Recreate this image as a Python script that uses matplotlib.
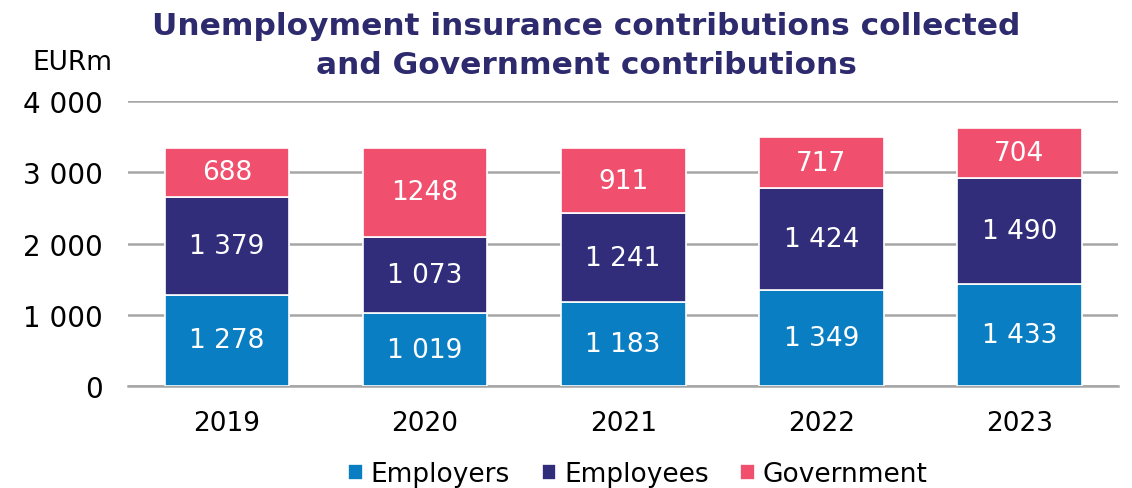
import numpy as np
import matplotlib.pyplot as plt

years = ['2019', '2020', '2021', '2022', '2023']
employers = [1278, 1019, 1183, 1349, 1433]
employees = [1379, 1073, 1241, 1424, 1490]
government = [688, 1248, 911, 717, 704]

series = [('Employers', employers, '#0A7EC2'),
          ('Employees', employees, '#312D7A'),
          ('Government', government, '#F0506E')]

def fmt_space(v):
    return '{:,}'.format(v).replace(',', ' ')

plt.rcParams['font.family'] = ['DejaVu Sans']
fs = 19

fig = plt.figure(figsize=(11.32, 4.89), dpi=100)
ax = fig.add_axes([0.113, 0.2086, 0.875, 0.5828])

x = np.arange(len(years))
bottom = np.zeros(len(years))
for name, vals, col in series:
    vals = np.array(vals)
    ax.bar(x, vals, 0.63, bottom=bottom, color=col, edgecolor='white',
           linewidth=1.2, label=name, zorder=3)
    for xi, b, v in zip(x, bottom, vals):
        s = str(v) if name == 'Government' else fmt_space(v)
        ax.text(xi, b + v / 2, s, ha='center', va='center', color='white',
                fontsize=fs, zorder=4)
    bottom += vals

ax.set_xlim(-0.5, len(years) - 0.5)
ax.set_ylim(0, 4000)
ax.set_yticks(range(0, 4001, 1000))
ax.set_yticklabels([fmt_space(v) for v in range(0, 4001, 1000)], fontsize=20)
ax.set_xticks(x)
ax.set_xticklabels(years, fontsize=fs)
ax.tick_params(axis='y', length=0, pad=18)
ax.tick_params(axis='x', length=0, pad=17)
ax.grid(axis='y', color='#A6A6A6', linewidth=1.8, zorder=0)
for sp in ['top', 'right', 'left']:
    ax.spines[sp].set_visible(False)
ax.spines['bottom'].set_color('#A6A6A6')
ax.spines['bottom'].set_linewidth(1.8)

fig.text(0.518, 0.906, 'Unemployment insurance contributions collected\nand Government contributions',
         ha='center', va='center', fontsize=22.5, fontweight='bold', color='#2E2A6E',
         linespacing=1.42)
fig.text(0.029, 0.872, 'EURm', ha='left', va='center', fontsize=fs)

ax.legend(loc='center', bbox_to_anchor=(0.515, -0.31), ncol=3, frameon=False,
          fontsize=fs, handlelength=0.55, handleheight=0.55, handletextpad=0.3,
          columnspacing=1.2)

fig.savefig('out.png', dpi=100)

**********

_TASK INSTRUCTIONS:_
Begin at the first line of the material and copy each line exactly through the one containing "government = [688, 1248, 911, 717, 704]". Omit pictures.

_FULL OUTPUT:_
Recreate this image as a Python script that uses matplotlib.
import numpy as np
import matplotlib.pyplot as plt

years = ['2019', '2020', '2021', '2022', '2023']
employers = [1278, 1019, 1183, 1349, 1433]
employees = [1379, 1073, 1241, 1424, 1490]
government = [688, 1248, 911, 717, 704]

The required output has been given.